June 18, 2015 – Recent changes to the eligibility rules for the Federal Communication Commission’s eRate program open the door for new fiber connections for schools and libraries using agency funds.
Among the rule changes were the suspension of the requirement that applicants seek funding for large up front construction costs over several years, the equalization in the treatment for schools and libraries seeking support for “dark fiber” services, and allowing institutions to build high-speed broadband themselves when more cost-effective.
What’s more, these were only among the significant changes to the eRate program in December 2014.
Because they closely followed other significant changes in July 2014, it has taken some time for the broadband industry to fully recognize their significance.
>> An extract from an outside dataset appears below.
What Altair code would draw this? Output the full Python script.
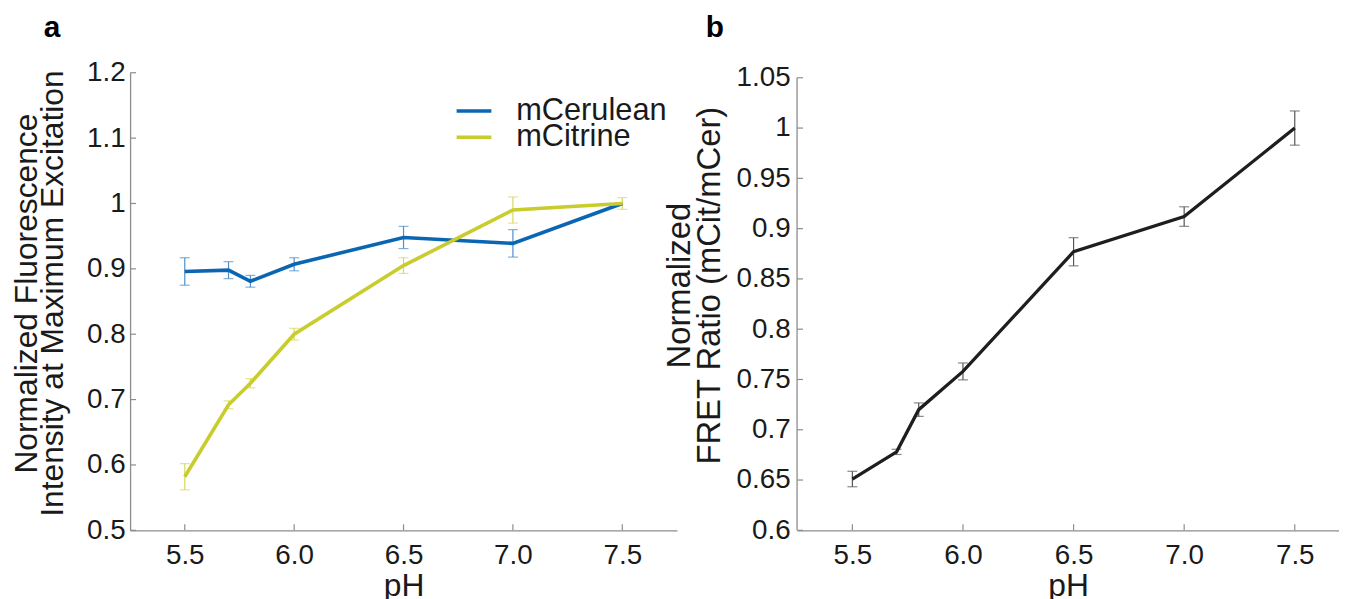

Moreover, the eRate is only the most recent of the four major components of the agency’s Universal Service Fund to receive an overhaul.
The eRate changes came last year in two traunches. in July, the agency updated its rules to allow great use of technologies allowing schools and libraries to close the so-called “Wi-Fi” gap.
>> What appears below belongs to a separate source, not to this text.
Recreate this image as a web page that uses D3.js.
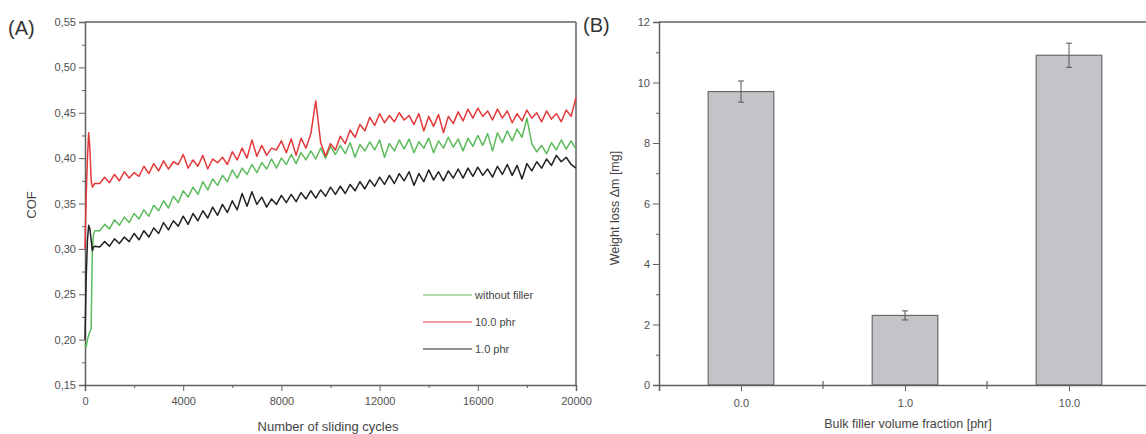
<!DOCTYPE html>
<html>
<head>
<meta charset="utf-8">
<script src="https://cdn.jsdelivr.net/npm/d3@7"></script>
<style>
  html, body { margin: 0; padding: 0; background: #fff; }
  svg { display: block; font-family: "Liberation Sans", Arial, sans-serif; }
</style>
</head>
<body>
<svg id="chart" width="1146" height="434"></svg>
<script>
// ---------- Panel A data ----------
const cycles = [
  0, 50, 100, 150, 200, 250, 300, 350, 400,
  600, 800, 1000, 1200, 1400, 1600, 1800, 2000, 2200, 2400,
  2600, 2800, 3000, 3200, 3400, 3600, 3800, 4000, 4200, 4400,
  4600, 4800, 5000, 5200, 5400, 5600, 5800, 6000, 6200, 6400,
  6600, 6800, 7000, 7200, 7400, 7600, 7800, 8000, 8200, 8400,
  8600, 8800, 9000, 9200, 9400, 9600, 9800, 10000, 10200, 10400,
  10600, 10800, 11000, 11200, 11400, 11600, 11800, 12000, 12200, 12400,
  12600, 12800, 13000, 13200, 13400, 13600, 13800, 14000, 14200, 14400,
  14600, 14800, 15000, 15200, 15400, 15600, 15800, 16000, 16200, 16400,
  16600, 16800, 17000, 17200, 17400, 17600, 17800, 18000, 18200, 18400,
  18600, 18800, 19000, 19200, 19400, 19600, 19800, 20000
];
const withoutFiller = [
  0.195, 0.192, 0.200, 0.205, 0.209, 0.212, 0.300, 0.316, 0.320,
  0.320, 0.327, 0.322, 0.332, 0.326, 0.335, 0.329, 0.339, 0.333, 0.343,
  0.336, 0.348, 0.342, 0.353, 0.345, 0.358, 0.351, 0.364, 0.357, 0.368,
  0.360, 0.374, 0.365, 0.377, 0.370, 0.381, 0.374, 0.387, 0.378, 0.389,
  0.382, 0.393, 0.384, 0.395, 0.388, 0.399, 0.389, 0.400, 0.393, 0.404,
  0.394, 0.406, 0.398, 0.408, 0.399, 0.411, 0.400, 0.413, 0.404, 0.414,
  0.405, 0.417, 0.401, 0.415, 0.408, 0.418, 0.409, 0.420, 0.401, 0.416,
  0.408, 0.420, 0.410, 0.421, 0.406, 0.418, 0.411, 0.422, 0.406, 0.419,
  0.411, 0.423, 0.412, 0.421, 0.408, 0.422, 0.413, 0.425, 0.414, 0.427,
  0.408, 0.428, 0.417, 0.430, 0.419, 0.432, 0.423, 0.444, 0.416, 0.407,
  0.414, 0.405, 0.417, 0.409, 0.420, 0.410, 0.419, 0.410
];
const phr10 = [
  0.300, 0.360, 0.400, 0.428, 0.410, 0.376, 0.368, 0.370, 0.372,
  0.372, 0.379, 0.373, 0.382, 0.375, 0.385, 0.378, 0.384, 0.380, 0.391,
  0.383, 0.394, 0.386, 0.397, 0.388, 0.396, 0.393, 0.404, 0.389, 0.398,
  0.391, 0.403, 0.388, 0.399, 0.395, 0.401, 0.393, 0.407, 0.398, 0.411,
  0.400, 0.420, 0.402, 0.414, 0.403, 0.411, 0.409, 0.419, 0.406, 0.421,
  0.403, 0.422, 0.411, 0.427, 0.463, 0.417, 0.402, 0.416, 0.409, 0.424,
  0.416, 0.431, 0.423, 0.437, 0.430, 0.445, 0.436, 0.449, 0.439, 0.447,
  0.440, 0.450, 0.442, 0.447, 0.437, 0.449, 0.430, 0.446, 0.435, 0.448,
  0.428, 0.446, 0.438, 0.451, 0.441, 0.454, 0.444, 0.455, 0.446, 0.452,
  0.442, 0.454, 0.444, 0.452, 0.439, 0.449, 0.441, 0.453, 0.444, 0.450,
  0.440, 0.452, 0.443, 0.449, 0.440, 0.453, 0.446, 0.467
];
const phr1 = [
  0.200, 0.270, 0.310, 0.326, 0.322, 0.310, 0.298, 0.302, 0.303,
  0.302, 0.308, 0.303, 0.311, 0.306, 0.313, 0.308, 0.317, 0.310, 0.320,
  0.313, 0.323, 0.317, 0.329, 0.321, 0.331, 0.325, 0.336, 0.327, 0.339,
  0.331, 0.342, 0.334, 0.346, 0.337, 0.349, 0.340, 0.353, 0.343, 0.361,
  0.347, 0.363, 0.349, 0.357, 0.346, 0.355, 0.349, 0.359, 0.351, 0.360,
  0.352, 0.362, 0.355, 0.364, 0.356, 0.365, 0.358, 0.368, 0.360, 0.369,
  0.361, 0.371, 0.364, 0.374, 0.366, 0.376, 0.369, 0.379, 0.371, 0.381,
  0.372, 0.383, 0.375, 0.385, 0.370, 0.383, 0.374, 0.387, 0.376, 0.385,
  0.375, 0.386, 0.378, 0.388, 0.378, 0.389, 0.380, 0.390, 0.381, 0.388,
  0.379, 0.391, 0.382, 0.393, 0.381, 0.392, 0.377, 0.394, 0.386, 0.396,
  0.389, 0.399, 0.392, 0.403, 0.396, 0.401, 0.393, 0.389
];
const seriesNames = ["without filler", "10.0 phr", "1.0 phr"];
const seriesColors = ["#5cbb5c", "#e3393b", "#222222"];
const cofTicks = [0.15, 0.20, 0.25, 0.30, 0.35, 0.40, 0.45, 0.50, 0.55];
const cycleTicks = [0, 4000, 8000, 12000, 16000, 20000];

// ---------- Panel B data ----------
const fillerCategories = ["0.0", "1.0", "10.0"];
const weightLoss = [9.7, 2.3, 10.9];
const weightLossErr = [0.35, 0.15, 0.4];
const weightTicks = [0, 2, 4, 6, 8, 10, 12];

const svg = d3.select("#chart");
const axisColor = "#606060";
const labelColor = "#505050";

// ================= Panel A =================
const A = { left: 85, right: 576, top: 22, bottom: 385 };
const xA = d3.scaleLinear().domain([0, 20000]).range([A.left, A.right]);
const yA = d3.scaleLinear().domain([0.15, 0.55]).range([A.bottom, A.top]);
const gA = svg.append("g");
const fmtComma = d => d3.format(".2f")(d).replace(".", ",");

// frame top / right
gA.append("line").attr("x1", A.left).attr("x2", A.right).attr("y1", A.top).attr("y2", A.top)
  .attr("stroke", axisColor).attr("stroke-width", 1.5);
gA.append("line").attr("x1", A.right).attr("x2", A.right).attr("y1", A.top).attr("y2", A.bottom)
  .attr("stroke", axisColor).attr("stroke-width", 1.5);

// minor ticks
const yAminor = gA.append("g").attr("transform", `translate(${A.left},0)`)
  .call(d3.axisLeft(yA).tickValues(d3.range(0.175, 0.55, 0.05)).tickSize(3).tickFormat(""));
const xAminor = gA.append("g").attr("transform", `translate(0,${A.bottom})`)
  .call(d3.axisBottom(xA).tickValues(d3.range(2000, 20000, 4000)).tickSize(3).tickFormat(""));
[yAminor, xAminor].forEach(g => { g.select(".domain").remove(); g.selectAll("line").attr("stroke", axisColor); });

const yAxisA = gA.append("g").attr("transform", `translate(${A.left},0)`)
  .call(d3.axisLeft(yA).tickValues(cofTicks).tickSize(6).tickPadding(3).tickFormat(fmtComma));
const xAxisA = gA.append("g").attr("transform", `translate(0,${A.bottom})`)
  .call(d3.axisBottom(xA).tickValues(cycleTicks).tickSize(6).tickPadding(6).tickFormat(d3.format("d")));
[yAxisA, xAxisA].forEach(g => {
  g.select(".domain").attr("stroke", axisColor).attr("stroke-width", 1.5);
  g.selectAll(".tick line").attr("stroke", axisColor);
  g.selectAll("text").attr("fill", labelColor).attr("font-size", 11)
    .attr("font-family", "Liberation Sans, Arial, sans-serif");
});

// lines
const dataSets = [withoutFiller, phr10, phr1];
const lineGen = d3.line().x((d, i) => xA(cycles[i])).y(d => yA(d));
const drawOrder = [0, 2, 1];
drawOrder.forEach(k => {
  gA.append("path").datum(dataSets[k])
    .attr("d", lineGen)
    .attr("fill", "none")
    .attr("stroke", seriesColors[k])
    .attr("stroke-width", 1.5)
    .attr("stroke-linejoin", "round");
});

// legend
const legA = gA.append("g");
seriesNames.forEach((name, i) => {
  const y = 295 + i * 27;
  legA.append("line").attr("x1", 423).attr("x2", 472).attr("y1", y).attr("y2", y)
    .attr("stroke", seriesColors[i]).attr("stroke-width", 1.2);
  legA.append("text").attr("x", 475).attr("y", y).attr("dy", "0.35em")
    .attr("font-size", 11).attr("fill", "#444").text(name);
});

// labels
gA.append("text").attr("x", 8).attr("y", 35).attr("font-size", 20).attr("fill", "#333").text("(A)");
gA.append("text").attr("transform", `translate(36,205) rotate(-90)`).attr("text-anchor", "middle")
  .attr("font-size", 13).attr("fill", "#444").text("COF");
gA.append("text").attr("x", 328).attr("y", 431).attr("text-anchor", "middle")
  .attr("font-size", 13).attr("fill", "#444").text("Number of sliding cycles");

// ================= Panel B =================
const B = { left: 659, top: 22, bottom: 385 };
const catStep = 164;
const xB = d3.scaleLinear().domain([0.5, 3.5]).range([B.left, B.left + 3 * catStep]);
const yB = d3.scaleLinear().domain([0, 12]).range([B.bottom, B.top]);
const gB = svg.append("g");

gB.append("line").attr("x1", B.left).attr("x2", 1146).attr("y1", B.top).attr("y2", B.top)
  .attr("stroke", axisColor).attr("stroke-width", 1.5);

// bars
const barW = 0.4;
gB.selectAll("rect.bar").data(weightLoss).enter().append("rect")
  .attr("class", "bar")
  .attr("x", (d, i) => xB(i + 1 - barW / 2))
  .attr("width", (d, i) => xB(i + 1 + barW / 2) - xB(i + 1 - barW / 2))
  .attr("y", d => yB(d))
  .attr("height", d => yB(0) - yB(d))
  .attr("fill", "#c2c4c7").attr("stroke", "#6a6a6a").attr("stroke-width", 1.2);

// error bars
weightLoss.forEach((v, i) => {
  const cx = xB(i + 1), e = weightLossErr[i];
  const g = gB.append("g").attr("stroke", "#555").attr("stroke-width", 1);
  g.append("line").attr("x1", cx).attr("x2", cx).attr("y1", yB(v + e)).attr("y2", yB(v - e));
  [v + e, v - e].forEach(t => g.append("line").attr("x1", cx - 3).attr("x2", cx + 3)
    .attr("y1", yB(t)).attr("y2", yB(t)));
});

const yBminor = gB.append("g").attr("transform", `translate(${B.left},0)`)
  .call(d3.axisLeft(yB).tickValues(d3.range(1, 12, 2)).tickSize(3).tickFormat(""));
yBminor.select(".domain").remove();
yBminor.selectAll("line").attr("stroke", axisColor);

const yAxisB = gB.append("g").attr("transform", `translate(${B.left},0)`)
  .call(d3.axisLeft(yB).tickValues(weightTicks).tickSize(6).tickPadding(3).tickFormat(d3.format("d")));
const xAxisB = gB.append("g").attr("transform", `translate(0,${B.bottom})`)
  .call(d3.axisBottom(xB).tickValues([1, 2, 3]).tickSize(6).tickPadding(8)
    .tickFormat((d, i) => fillerCategories[i]));
[yAxisB, xAxisB].forEach(g => {
  g.select(".domain").attr("stroke", axisColor).attr("stroke-width", 1.5);
  g.selectAll(".tick line").attr("stroke", axisColor);
  g.selectAll("text").attr("fill", labelColor).attr("font-size", 11)
    .attr("font-family", "Liberation Sans, Arial, sans-serif");
});
// intermediate crossing ticks
[1.5, 2.5].forEach(t => gB.append("line").attr("x1", xB(t)).attr("x2", xB(t))
  .attr("y1", B.bottom - 4).attr("y2", B.bottom + 4).attr("stroke", axisColor).attr("stroke-width", 1.2));

gB.append("text").attr("x", 583).attr("y", 32).attr("font-size", 20).attr("fill", "#333").text("(B)");
gB.append("text").attr("transform", `translate(619,208) rotate(-90)`).attr("text-anchor", "middle")
  .attr("font-size", 12.5).attr("fill", "#444").text("Weight loss \u0394m [mg]");
gB.append("text").attr("x", 908).attr("y", 428).attr("text-anchor", "middle")
  .attr("font-size", 12.5).attr("fill", "#444").text("Bulk filler volume fraction [phr]");
</script>
</body>
</html>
Then in December, the agency a addressed the “Connectivity Gap” by granting schools and libraries significantly greater flexibility in purchasing Gigabit-level bandwidth to meet their growing needs. Additionally, the December order lifted the annual cap on spending eRate funds to $3.9 billion, from the current $2.4 billion.
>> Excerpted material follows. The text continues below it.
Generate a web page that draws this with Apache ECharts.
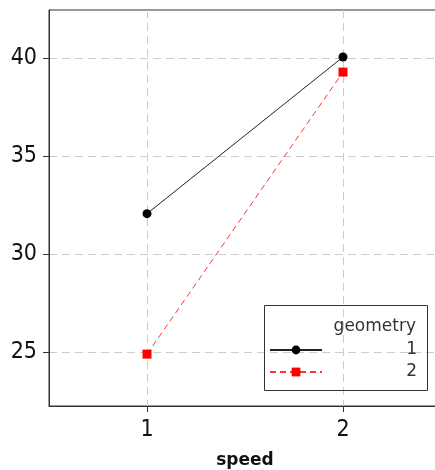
<!DOCTYPE html>
<html><head><meta charset="utf-8">
<script src="https://cdn.jsdelivr.net/npm/echarts@6/dist/echarts.min.js"></script>
<style>html,body{margin:0;padding:0;background:#fff}#c{width:435px;height:470px}</style>
</head><body><div id="c"></div>
<script>
const speed = [1, 2];
const geometry1 = [32.05, 40.05];
const geometry2 = [24.88, 39.28];
const yTicks = [25, 30, 35, 40];
const xTicks = [1, 2];
const seriesNames = ['1', '2'];

const chart = echarts.init(document.getElementById('c'), null, {renderer: 'canvas'});
const font = 'DejaVu Sans Condensed';
const lfont = 'DejaVu Sans';
chart.setOption({
  animation: false,
  backgroundColor: '#fff',
  grid: {left: 49, top: 10, width: 392, bottom: 64, show: true, borderColor: '#333', borderWidth: 1,
         containLabel: false, outerBoundsMode: 'none'},
  xAxis: {
    type: 'value', min: 0.5, max: 2.5,
    name: 'speed', nameLocation: 'middle', nameGap: 46,
    nameTextStyle: {fontFamily: 'DejaVu Sans', fontWeight: 'bold', fontSize: 17, color: '#111'},
    axisLine: {show: true, lineStyle: {color: '#333', width: 1}},
    axisTick: {show: true, length: 6, lineStyle: {color: '#333'}, customValues: xTicks},
    axisLabel: {fontFamily: font, fontSize: 23, color: '#111', margin: 13, customValues: xTicks},
    splitLine: {show: true, lineStyle: {color: '#ccc', type: [8, 5], width: 1}}
  },
  yAxis: {
    type: 'value', min: 22.23, max: 42.45,
    axisLine: {show: true, lineStyle: {color: '#333', width: 1}},
    axisTick: {show: true, length: 6, lineStyle: {color: '#333'}, customValues: yTicks},
    axisLabel: {fontFamily: font, fontSize: 23, color: '#111', margin: 12, customValues: yTicks},
    splitLine: {show: true, lineStyle: {color: '#ccc', type: [8, 5], width: 1}}
  },
  legend: {
    orient: 'vertical', left: 269, top: 341.5, padding: 0, itemWidth: 52, itemHeight: 11, itemGap: 5,
    data: seriesNames,
    formatter: '{a|{name}}',
    textStyle: {fontFamily: lfont, fontSize: 17, color: '#333',
      rich: {a: {fontFamily: lfont, fontSize: 17, color: '#333', width: 90, align: 'right', lineHeight: 20}}}
  },
  graphic: [
    {type: 'rect', left: 264, top: 305, shape: {width: 163, height: 85}, style: {fill: 'transparent', stroke: '#333', lineWidth: 1}, z: 10},
    {type: 'text', x: 416, y: 327, style: {text: 'geometry', font: '17px "DejaVu Sans"', fill: '#333', align: 'right', verticalAlign: 'middle'}, z: 10}
  ],
  series: [
    {name: seriesNames[0], type: 'line', data: speed.map((s, i) => [s, geometry1[i]]),
     symbol: 'circle', symbolSize: 9, itemStyle: {color: '#000'}, lineStyle: {color: '#222', width: 1}},
    {name: seriesNames[1], type: 'line', data: speed.map((s, i) => [s, geometry2[i]]),
     symbol: 'rect', symbolSize: 9, itemStyle: {color: '#f00'}, lineStyle: {color: '#f33', width: 1, type: [6, 4]}}
  ]
});
</script></body></html>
Although the additional $1.5 billion in funds availability has been well-known, It has taken some time for the industry to recognize the scope of the rule changes for the construction of fiber-based services.
“Last year was a big year for the eRate,” said Lisa Hone, associate bureau chief of the Wireline Competition Bureau at the FCC at a May 20 workshop at the agency’s headquarters in Washington. “The $3.9 billion means that in the 2015 funding year, the eRate is able to fully meet demand, for the first time since 2010.”
The May 20 “Public Workshop On E-Rate Funded Fiber Build Projects” drilled into details regarding the significance of the new fiber rules for eRate.
In a dialogue at the workshop between Jon Wilkins, managing director of the FCC, and Joe Freddoso, former CEO of MCNC, the non-profit fiber-optic network in North Carolina, Wilkins defined the following terms:
- Lit fiber or lit services are the traditional, conventional, high-speed service, received from an incumbent service provider. The school or library is buying the service at a recurring, monthly charge, but may also need to pay a one-time construction charge.
- Dark fiber are the physical fiber strands, built and owned by the service provider, but to which the school or library buys dedicated access, for some period of time, to operate for a period of time. This is often done through a legal mechanism known as an Indefeasible Right of Use (IRU).
- Self-provisioning is when the school or library takes full responsibility for itself to build, to operate, and to maintain the broadband network. While this can be a bigger undertaking, if the school needs to undertake this activity, eRate now supports it, too.
Before the December changes, if a school or library undertook construction of more than $500,000, it had to be spread over three years, said Wilkins. Now, it can all be done in one year.
As with many government funding activities, schools or libraries must come up with some portion of the funds — known as a match — to access eRate funds. Before the December changes, said Wilkins, the match had to be paid in the first year. Now, that up-front cost can be spread among four years.
These are the among the changes that can incentivize schools and libraries to obtain funding for fiber-optic services besides those lit services that are offered through a traditional incumbent. By enabling construction costs to be funded up front, Wilkins said, “eRate provides a much more open ability to select dark fiber or self-provisioning a network.”